Even more, if you are serious about your child’s Jewish education and want them to continue it, you will feel aggrieved to see the opportunity snatched away. They are not going to get special classes in Hebrew at an ordinary state school.

It is true that in the days before JCoSS and Yavneh, King Solomon used to take an overflow from the north-west. But it is a long drive to Essex from Hertfordshire and the parents in this case say too far.

The family has won sympathy from the Chief Rabbi and others. But sympathy isn’t enough. It surely can’t be beyond the wit of the Jewish educational establishment to find some kind of satisfactory solution even now.

For years, Jewish leaders have been championing the cause of Jewish day schools. So families who have sent their children to Jewish primary schools but find them denied a place at Jewish secondary school, when places instead may go to children from homes with far less Jewish commitment, understandably feel cheated by the system.
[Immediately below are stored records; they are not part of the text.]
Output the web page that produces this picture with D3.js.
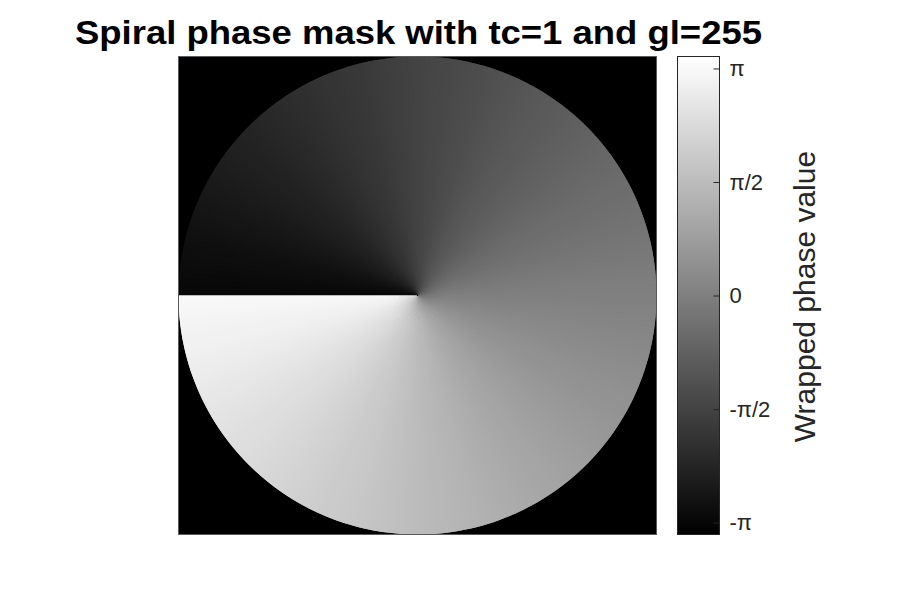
<!DOCTYPE html>
<html>
<head>
<meta charset="utf-8">
<script src="https://cdn.jsdelivr.net/npm/d3@7"></script>
<style>
  body { margin: 0; background: #fff; }
  svg { display: block; font-family: "Liberation Sans", Arial, sans-serif; }
</style>
</head>
<body>
<svg id="chart" width="911" height="600"></svg>
<script>
// mask parameters (from the title)
const topologicalCharge = 1;
const grayLevels = 255;

// colour limits of the colour bar (a bit wider than [-pi, pi])
const colorLimits = [-3.307, 3.307];

// colour bar ticks
const cbTickValues = [-Math.PI, -Math.PI / 2, 0, Math.PI / 2, Math.PI];
const cbTickLabels = ["-\u03c0", "-\u03c0/2", "0", "\u03c0/2", "\u03c0"];

const titleText = "Spiral phase mask with tc=1 and gl=255";
const cbLabelText = "Wrapped phase value";

const svg = d3.select("#chart");

// image axes (square, 478 px)
const ax = { x: 178.5, y: 56.5, size: 478 };
const cb = { x: 677.5, y: 56.5, w: 42, h: 478 };

const gray = d3.scaleLinear().domain(colorLimits).range(["#000", "#fff"]);

// pixel scales of the mask (unit square -> axes)
const xs = d3.scaleLinear().domain([-1, 1]).range([ax.x, ax.x + ax.size]);
const ys = d3.scaleLinear().domain([-1, 1]).range([ax.y, ax.y + ax.size]);

const img = svg.append("g");

// outside of the aperture is black
img.append("rect")
  .attr("x", xs(-1)).attr("y", ys(-1))
  .attr("width", xs(1) - xs(-1)).attr("height", ys(1) - ys(-1))
  .attr("fill", "#000");

// one wedge per quantised phase level
const step = 2 * Math.PI / grayLevels;
const wedges = [];
const shift = Math.PI * (topologicalCharge - 1) / topologicalCharge;
for (let k = 0; k < topologicalCharge; k++) {
  for (let i = 0; i < grayLevels; i++) {
    const p0 = -Math.PI + i * step;
    const p1 = p0 + step;
    // phase = tc * theta, theta measured on screen (y down) from +x axis
    const t0 = (p0 + 2 * Math.PI * k) / topologicalCharge - shift;
    const t1 = (p1 + 2 * Math.PI * k) / topologicalCharge - shift;
    // overlap onto the next wedge to hide anti-aliasing seams
    const ext = i < grayLevels - 1 ? (t1 - t0) : 0;
    wedges.push({ a0: t0 + Math.PI / 2, a1: t1 + ext + Math.PI / 2, phase: (p0 + p1) / 2 });
  }
}

const radius = xs(1) - xs(0);
const arc = d3.arc().innerRadius(0).outerRadius(radius)
  .startAngle(d => d.a0).endAngle(d => d.a1);

img.append("g")
  .attr("transform", `translate(${xs(0)},${ys(0)})`)
  .selectAll("path")
  .data(wedges)
  .join("path")
  .attr("d", arc)
  .attr("fill", d => gray(d.phase));

// axes frame
svg.append("rect")
  .attr("x", ax.x).attr("y", ax.y)
  .attr("width", ax.size).attr("height", ax.size)
  .attr("fill", "none").attr("stroke", "#5a5a5a").attr("stroke-width", 1);

// colour bar
const defs = svg.append("defs");
const grad = defs.append("linearGradient")
  .attr("id", "cbGrad").attr("x1", 0).attr("y1", 1).attr("x2", 0).attr("y2", 0);
grad.append("stop").attr("offset", "0%").attr("stop-color", gray(colorLimits[0]));
grad.append("stop").attr("offset", "100%").attr("stop-color", gray(colorLimits[1]));

svg.append("rect")
  .attr("x", cb.x).attr("y", cb.y).attr("width", cb.w).attr("height", cb.h)
  .attr("fill", "url(#cbGrad)")
  .attr("stroke", "#262626").attr("stroke-width", 1);

const cbScale = d3.scaleLinear().domain(colorLimits).range([cb.y + cb.h, cb.y]);

// ticks sit inside the bar on its right edge
const cbAxis = svg.append("g")
  .attr("transform", `translate(${cb.x + cb.w},0)`)
  .call(d3.axisRight(cbScale).tickValues(cbTickValues)
    .tickFormat((d, i) => cbTickLabels[i])
    .tickSizeInner(-6).tickSizeOuter(0).tickPadding(10));
cbAxis.select(".domain").remove();
cbAxis.selectAll(".tick line").attr("stroke", "#262626");
cbAxis.selectAll(".tick text")
  .attr("fill", "#262626")
  .attr("font-size", 22)
  .attr("font-family", "'Liberation Sans', Arial, sans-serif");

svg.append("text")
  .attr("transform", `translate(${815},${cb.y + cb.h / 2 + 1}) rotate(-90)`)
  .attr("text-anchor", "middle")
  .attr("font-size", 30)
  .attr("fill", "#262626")
  .text(cbLabelText);

// title
svg.append("text")
  .attr("x", 418.5)
  .attr("y", 44)
  .attr("text-anchor", "middle")
  .attr("font-size", 33.5)
  .attr("font-weight", "bold")
  .attr("textLength", 687)
  .attr("lengthAdjust", "spacingAndGlyphs")
  .attr("fill", "#000")
  .text(titleText);
</script>
</body>
</html>
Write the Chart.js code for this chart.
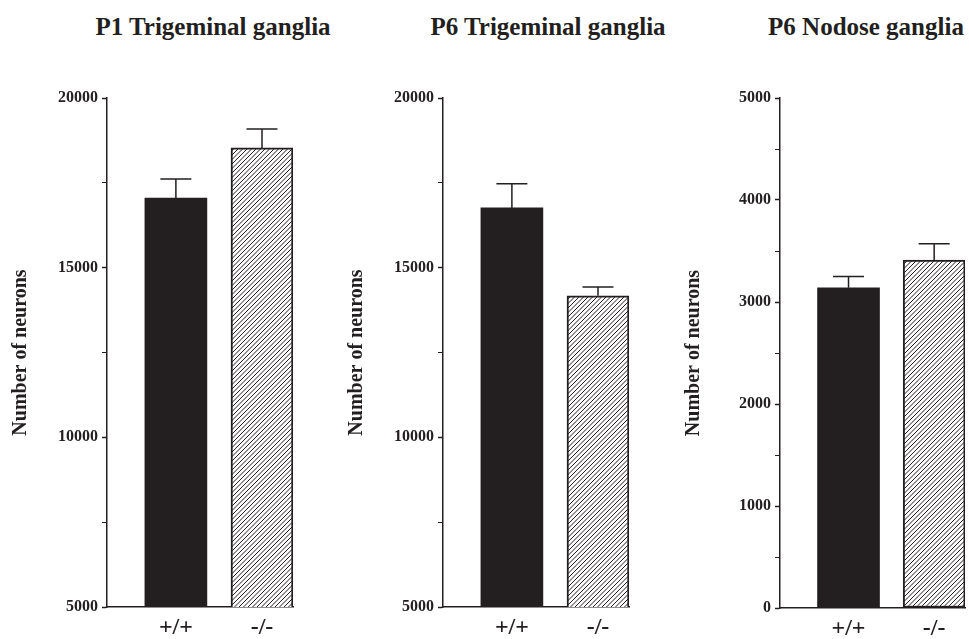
<!DOCTYPE html>
<html>
<head>
<meta charset="utf-8">
<title>Number of neurons</title>
<script src="https://cdn.jsdelivr.net/npm/chart.js@4.4.1/dist/chart.umd.min.js"></script>
<style>
    body { margin: 0; background: #fff; width: 969px; height: 639px; position: relative; overflow: hidden; }
    canvas { position: absolute; top: 0; }
    .panel-title {
        position: absolute; top: 14px; transform: translateX(-50%);
        font: bold 25px "Liberation Serif", "Times New Roman", serif;
        line-height: 25px; color: #231f20; white-space: nowrap;
    }
</style>
</head>
<body>
<div class="panel-title" style="left:213px">P1 Trigeminal ganglia</div>
<div class="panel-title" style="left:548px">P6 Trigeminal ganglia</div>
<div class="panel-title" style="left:866px">P6 Nodose ganglia</div>

<canvas id="p1-trigeminal" width="300" height="639" style="left:0px"></canvas>
<canvas id="p6-trigeminal" width="304" height="639" style="left:336px"></canvas>
<canvas id="p6-nodose" width="296" height="639" style="left:673px"></canvas>

<script>
const genotypes = ['+/+', '-/-'];

const p1TrigValues = [17050, 18530];
const p1TrigErrors = [560, 560];

const p6TrigValues = [16760, 14170];
const p6TrigErrors = [710, 260];

const p6NodValues = [3140, 3410];
const p6NodErrors = [110, 160];

const trigTicks = [5000, 10000, 15000, 20000];
const nodTicks = [0, 1000, 2000, 3000, 4000, 5000];

const ink = '#231f20';
const serif = '"Liberation Serif", "Times New Roman", serif';

// diagonal hatch for the -/- bars
function makeHatch() {
    let c = document.createElement('canvas');
    c.width = 9;
    c.height = 9;
    let g = c.getContext('2d');
    g.fillStyle = '#fff';
    g.fillRect(0, 0, 9, 9);
    g.strokeStyle = ink;
    g.lineWidth = 1;
    g.beginPath();
    for (let k = -9; k <= 18; k += 4.5) {
        g.moveTo(k, 9);
        g.lineTo(k + 9, 0);
    }
    g.stroke();
    return g.createPattern(c, 'repeat');
}
const hatch = makeHatch();

// upper error bar (SEM) on each bar
const errorBars = {
    id: 'errorBars',
    afterDatasetsDraw(chart, args, opts) {
        const ctx = chart.ctx;
        const yScale = chart.scales.y;
        const ds = chart.data.datasets[0];
        chart.getDatasetMeta(0).data.forEach((bar, i) => {
            let errTop = yScale.getPixelForValue(ds.data[i].y + opts.errors[i]);
            ctx.save();
            ctx.strokeStyle = ink;
            ctx.lineWidth = 1.5;
            ctx.beginPath();
            ctx.moveTo(bar.x, bar.y);
            ctx.lineTo(bar.x, errTop);
            ctx.moveTo(bar.x - 15.5, errTop);
            ctx.lineTo(bar.x + 15.5, errTop);
            ctx.stroke();
            ctx.restore();
        });
    }
};

function makePanel(id, values, errors, ticks, rightPad, axisHeight) {
    return new Chart(document.getElementById(id), {
        type: 'bar',
        data: {
            datasets: [{
                data: values.map((v, i) => ({ x: i + 1, y: v })),
                backgroundColor: [ink, hatch],
                borderColor: ink,
                borderWidth: [0, 2],
                borderSkipped: false,
                barThickness: 62
            }]
        },
        plugins: [errorBars],
        options: {
            responsive: false,
            animation: false,
            devicePixelRatio: 1,
            layout: { padding: { top: 98, right: rightPad, bottom: 0, left: 0 } },
            plugins: {
                legend: { display: false },
                tooltip: { enabled: false },
                errorBars: { errors: errors }
            },
            scales: {
                x: {
                    type: 'linear',
                    offset: false,
                    min: 0.2,
                    max: 2.36,
                    afterBuildTicks: (s) => { s.ticks = genotypes.map((g, i) => ({ value: i + 1 })); },
                    afterFit: (s) => { s.height = axisHeight; },
                    ticks: {
                        autoSkip: false,
                        maxRotation: 0,
                        padding: 6,
                        color: ink,
                        font: { family: serif, size: 24, weight: 'bold' },
                        callback: (v, i) => genotypes[i]
                    },
                    grid: { display: false, drawTicks: false, offset: false },
                    border: { color: ink, width: 1.5 }
                },
                y: {
                    min: ticks[0],
                    max: ticks[ticks.length - 1],
                    afterFit: (s) => { s.width = 107; },
                    ticks: {
                        stepSize: (ticks[1] - ticks[0]) / 2,
                        autoSkip: false,
                        padding: 4,
                        color: ink,
                        font: { family: serif, size: 16, weight: 'bold' },
                        callback: (v) => ticks.includes(v) ? v : ''
                    },
                    grid: {
                        drawOnChartArea: false,
                        drawTicks: true,
                        tickLength: 5,
                        tickColor: ink,
                        tickWidth: (c) => (c.tick && ticks.includes(c.tick.value)) ? 1.5 : 1
                    },
                    border: { color: ink, width: 1.5 },
                    title: {
                        display: true,
                        text: 'Number of neurons',
                        color: ink,
                        font: { family: serif, size: 20, weight: 'bold' },
                        padding: { top: 9, bottom: 0 }
                    }
                }
            }
        }
    });
}

makePanel('p1-trigeminal', p1TrigValues, p1TrigErrors, trigTicks, 7, 32);
makePanel('p6-trigeminal', p6TrigValues, p6TrigErrors, trigTicks, 11, 32);
makePanel('p6-nodose', p6NodValues, p6NodErrors, nodTicks, 4, 31);
</script>
</body>
</html>
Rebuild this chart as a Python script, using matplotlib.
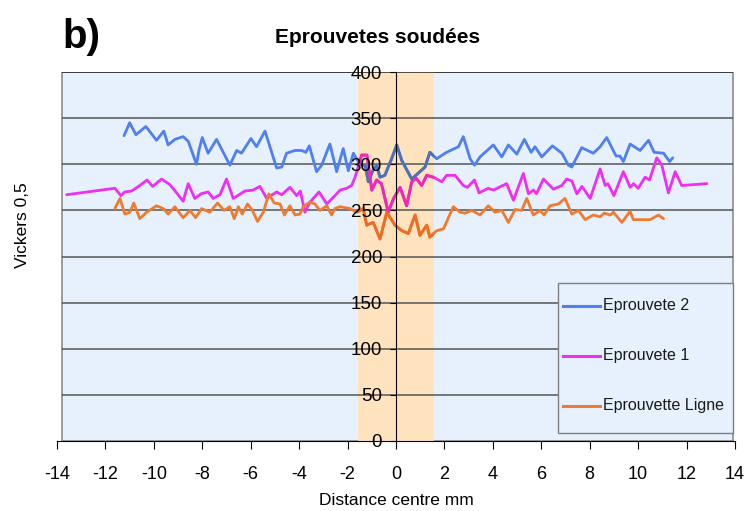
import matplotlib
matplotlib.use('Agg')
import matplotlib.pyplot as plt
from matplotlib.patches import Rectangle
from matplotlib.colors import to_rgb

# Hardness profiles (x = distance in mm, y = HV 0.5)
ep2_x = [-11.23, -11.0, -10.74, -10.33, -9.89, -9.59, -9.41, -9.13, -8.79, -8.58,
         -8.24, -8.13, -8.0, -7.76, -7.41, -6.86, -6.58, -6.38, -5.99, -5.76,
         -5.41, -4.93, -4.72, -4.52, -4.17, -3.9, -3.72, -3.58, -3.28, -3.07,
         -2.73, -2.45, -2.18, -1.97, -1.76, -1.5, -1.28, -1.14, -0.96, -0.8,
         -0.66, -0.46, -0.18, 0.03, 0.24, 0.65, 1.2, 1.4, 1.68, 2.09,
         2.58, 2.78, 3.06, 3.24, 3.47, 4.02, 4.37, 4.64, 4.99, 5.3,
         5.58, 5.74, 6.02, 6.46, 6.85, 7.12, 7.26, 7.67, 8.15, 8.43,
         8.7, 9.09, 9.25, 9.39, 9.67, 10.08, 10.43, 10.66, 11.05, 11.3, 11.43]
ep2_y = [331, 345, 332, 341, 326, 336, 321, 327, 330, 325,
         300, 316, 329, 312, 327, 299, 315, 312, 328, 319,
         336, 296, 297, 312, 315, 315, 313, 320, 292, 299,
         322, 292, 317, 293, 312, 300, 299, 281, 293, 299,
         286, 288, 306, 321, 304, 284, 297, 313, 306, 313,
         319, 330, 306, 299, 308, 321, 308, 321, 311, 327,
         313, 319, 308, 320, 312, 299, 297, 318, 312, 319,
         329, 309, 309, 303, 322, 315, 326, 313, 312, 303, 307]

ep1_x = [-13.6, -11.61, -11.36, -11.2, -10.92, -10.58, -10.28, -10.05, -9.68, -9.34,
         -9.06, -8.79, -8.58, -8.31, -8.05, -7.76, -7.55, -7.27, -7.0, -6.72,
         -6.24, -5.9, -5.62, -5.34, -4.93, -4.72, -4.38, -4.1, -3.95, -3.76,
         -3.55, -3.18, -2.86, -2.52, -2.31, -2.04, -1.83, -1.69, -1.42, -1.2,
         -1.0, -0.8, -0.6, -0.32, -0.1, 0.17, 0.44, 0.65, 0.83, 1.06,
         1.27, 1.55, 1.89, 2.09, 2.44, 2.78, 2.95, 3.24, 3.43, 3.81,
         4.02, 4.57, 4.85, 5.26, 5.47, 5.68, 5.8, 6.09, 6.5, 6.85,
         7.05, 7.26, 7.47, 7.68, 8.02, 8.43, 8.64, 8.75, 9.0, 9.39,
         9.67, 9.81, 10.0, 10.29, 10.47, 10.77, 10.98, 11.25, 11.53, 11.8, 12.84]
ep1_y = [267, 274, 266, 270, 271, 277, 283, 276, 284, 278,
         269, 260, 279, 263, 268, 270, 263, 267, 284, 263,
         271, 272, 276, 263, 270, 267, 275, 266, 271, 248,
         259, 270, 257, 266, 272, 274, 277, 286, 310, 310,
         272, 283, 279, 248, 263, 275, 255, 281, 285, 277,
         288, 286, 281, 288, 288, 277, 275, 283, 269, 274,
         272, 279, 261, 290, 268, 272, 268, 284, 273, 277,
         284, 282, 268, 276, 263, 295, 277, 279, 266, 292,
         275, 279, 274, 286, 283, 307, 299, 269, 292, 277, 279]

ligne_x = [-11.61, -11.4, -11.2, -10.99, -10.83, -10.58, -10.3, -9.89, -9.61, -9.41,
           -9.13, -8.79, -8.51, -8.27, -8.03, -7.69, -7.37, -7.1, -6.86, -6.68,
           -6.51, -6.35, -6.13, -5.93, -5.72, -5.48, -5.25, -5.03, -4.79, -4.61,
           -4.38, -4.17, -3.97, -3.83, -3.55, -3.35, -3.14, -2.86, -2.66, -2.52,
           -2.31, -1.9, -1.62, -1.35, -1.21, -0.94, -0.66, -0.38, -0.04, 0.24,
           0.51, 0.79, 0.99, 1.27, 1.4, 1.68, 1.96, 2.37, 2.65, 2.85,
           3.13, 3.47, 3.81, 4.09, 4.37, 4.64, 4.92, 5.19, 5.4, 5.67,
           5.95, 6.12, 6.36, 6.71, 6.98, 7.26, 7.54, 7.81, 8.15, 8.43,
           8.6, 8.85, 8.98, 9.33, 9.67, 9.8, 10.5, 10.84, 11.05]
ligne_y = [252, 263, 246, 248, 258, 241, 248, 255, 252, 246,
           254, 242, 250, 242, 252, 248, 258, 250, 254, 241,
           254, 246, 257, 250, 238, 248, 268, 258, 257, 245,
           255, 245, 246, 254, 259, 257, 250, 255, 245, 252,
           254, 252, 248, 252, 234, 237, 219, 248, 234, 228,
           225, 245, 223, 234, 221, 228, 230, 254, 248, 247,
           250, 245, 255, 248, 250, 237, 251, 250, 263, 245,
           250, 245, 255, 257, 263, 246, 250, 240, 245, 243,
           247, 245, 248, 237, 249, 240, 240, 245, 241]

labels = ['Eprouvete 2', 'Eprouvete 1', 'Eprouvette Ligne']
colors = ['#4F7FF0', '#EE2EF0', '#EE7B30']
weld_half = 1.55   # half width of the shaded weld zone, mm
band_color = '#FFE3BE'

xticks = list(range(-14, 15, 2))
yticks = list(range(0, 401, 50))

plt.rcParams['font.family'] = ['Liberation Sans', 'DejaVu Sans']

fig = plt.figure(figsize=(7.48, 5.11), dpi=100)
ax = fig.add_axes([0.0762, 0.137, 0.9064, 0.722])
ax.set_xlim(-14, 14)
ax.set_ylim(0, 400)

# plot area, weld zone, gridlines
ax.add_patch(Rectangle((-13.8, 0), 27.73, 400, facecolor='#E6F1FD',
                       edgecolor='#8C8C8C', lw=1.2, zorder=0))
ax.axvspan(-weld_half, weld_half, ymin=0, ymax=1, color=band_color, lw=0, zorder=0.5)
ax.hlines(yticks[1:-1], -13.8, 13.93, colors='#555555', lw=1.1, zorder=1)
ax.hlines(400, -13.8, 13.93, colors='#222222', lw=1.1, zorder=1)

# lines; inside the weld zone the band tints them (multiply look)
band_rgb = to_rgb(band_color)
series = [(ep2_x, ep2_y), (ep1_x, ep1_y), (ligne_x, ligne_y)]
for (xs, ys), c, lab in zip(series, colors, labels):
    ax.plot(xs, ys, color=c, lw=2, label=lab, zorder=2,
            solid_joinstyle='round', solid_capstyle='round')
    tint = tuple(a * b for a, b in zip(to_rgb(c), band_rgb))
    ln, = ax.plot(xs, ys, color=tint, lw=2.05, zorder=2.1, solid_joinstyle='round')
    clip = Rectangle((-weld_half, 0), 2 * weld_half, 400, transform=ax.transData)
    ln.set_clip_path(clip)

ax.spines['top'].set_visible(False)
ax.spines['right'].set_visible(False)
ax.spines['left'].set_position(('data', 0))
ax.spines['left'].set_color('black')
ax.spines['bottom'].set_color('black')
ax.set_axisbelow(False)

ax.set_xticks(xticks)
ax.set_xticklabels([str(t) for t in xticks])
ax.set_yticks(yticks)
ax.set_yticklabels([str(t) for t in yticks])
ax.tick_params(axis='x', direction='out', length=6, pad=12, labelsize=13, colors='black')
ax.tick_params(axis='y', direction='out', length=4, pad=6, labelsize=13.5, colors='black')
for lbl in ax.get_yticklabels():
    lbl.set_zorder(5)

ax.set_xlabel('Distance centre mm', fontsize=12.5, labelpad=7)
fig.text(0.03, 0.56, 'Vickers 0,5', rotation=90, ha='center', va='center', fontsize=12.5)

fig.text(0.505, 0.926, 'Eprouvetes soudées', ha='center', va='center',
         fontsize=15, fontweight='bold')
fig.text(0.083, 0.928, 'b)', ha='left', va='center', fontsize=29, fontweight='bold')

# legend box drawn in axes fraction coordinates
tr = ax.transAxes
ax.add_patch(Rectangle((0.739, 0.022), 0.258, 0.406, transform=tr, facecolor='#E6F1FD',
                       edgecolor='#7F7F7F', lw=1.0, zorder=6))
for i, (c, lab) in enumerate(zip(colors, labels)):
    ly = 0.366 - i * 0.1355
    ax.plot([0.7463, 0.8009], [ly, ly], color=c, lw=2.2, transform=tr, zorder=7,
            clip_on=False)
    ax.text(0.8053, ly, lab, transform=tr, ha='left', va='center', fontsize=11.5,
            color='#1A1A1A', zorder=7)

fig.savefig('out.png', dpi=100)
Under current admissions procedures, a Jewish family who wouldn’t know the difference between a lulav and an etrog or who even practise another religion could still turn up to synagogue a few times in the year before secondary school entry, collect their Jewish practice certificate and win a place for their child at a Jewish school – choosing it not because they were terribly bothered about the Jewish studies on offer but because of the quality of secular education.

For a child from a Jewish primary school who loses out in the admissions lottery and is unable to go on to a Jewish secondary, there is not the only educational loss but a social one too. When all your primary friends go on to a Jewish secondary, and you are the only one who cannot, you must wonder what you have done wrong.

Of course, there are larger questions about the impact of Jewish schooling on the Jewish community of the future. Will it make us more insular and less well equipped to negotiate the wider world?

But such broader strategic issues shouldn’t be used to brush away the pain of one family who feel they have been left high and dry.